Exemple avec Vincent Bolloré, attaqué à tort ou à raison par les ONG pour ses activités africaines, notamment dans l’huile de palme, suspectées d’empiéter sur les terres de paysans. L’homme d’affaires a beau jeu de plaider qu’il n’est qu’un actionnaire minoritaire (39 %) de ses plantations, leur direction opérationnelle étant confiée à son partenaire belge, Hubert Fabri. N’empêche : les ONG préfèrent s’en prendre à Dieu qu’à ses saints. Bolloré est connu pour attaquer en justice quiconque mettrait en cause son imperium - dans les médias, l’industrie, le portuaire, les plantations, en France comme en Afrique. Non seulement en diffamation - ce serait alors de bonne guerre -, mais aussi en dénigrement. France Télévisions se voit ainsi réclamer la coquette somme de 50 millions d’euros devant… le tribunal de commerce, pour un documentaire diffusé dans le cadre de Complément d’enquête.

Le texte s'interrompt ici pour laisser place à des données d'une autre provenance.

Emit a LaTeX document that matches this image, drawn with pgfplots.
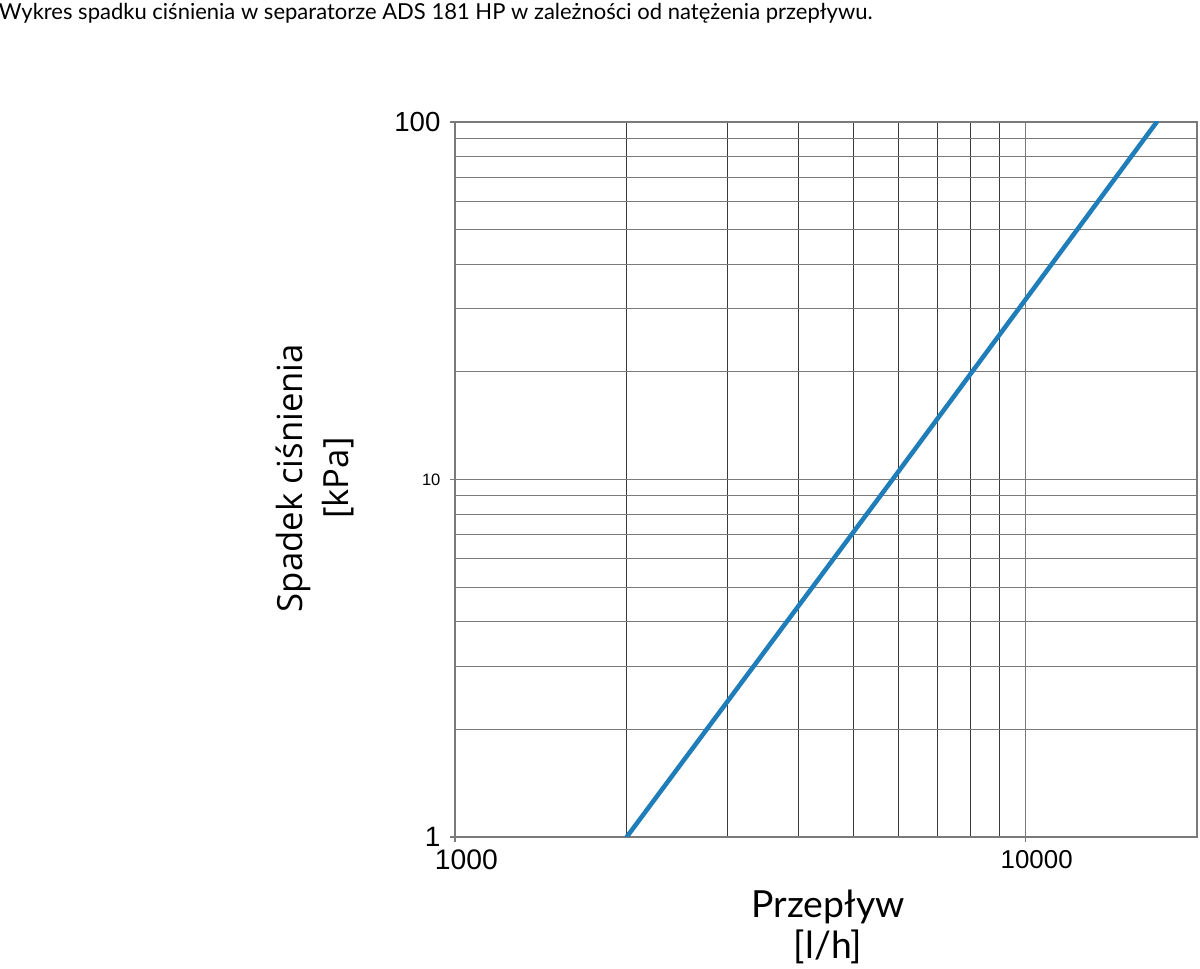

Bolloré encore. Audience peu banale le 25 janvier : la Socfin attaque en diffamation deux ONG, Sherpa et React, mais aussi trois médias, l’Obs, Mediapart et le Point, toujours à propos de plantations africaines et de l’expropriation de villageois aux alentours. L’avocate de Sherpa Léa Forestier plaide alors qu’il «ne s’agit pas de vol de terres au sens pénal du terme, mais d’appropriation, les paysans exprimant une colère légitime de s’être vu déposséder de leurs terres». Le président de l’ONG, William Bourdon, s’en prend parallèlement à un «climat d’intimidation». Le parquet de Paris, représentant de l’accusation, requiert leur relaxe, au motif que «la Socfin et Bolloré sont des puissances économiques qui doivent accepter la critique ou de voir leurs actions remises en cause». On ne saurait dire mieux. En plus des ONG ciblées, un collectif de médias a signé une pétition intitulée «On ne nous fera pas taire». A la justice française de s’extraire de ce bourbier procédural.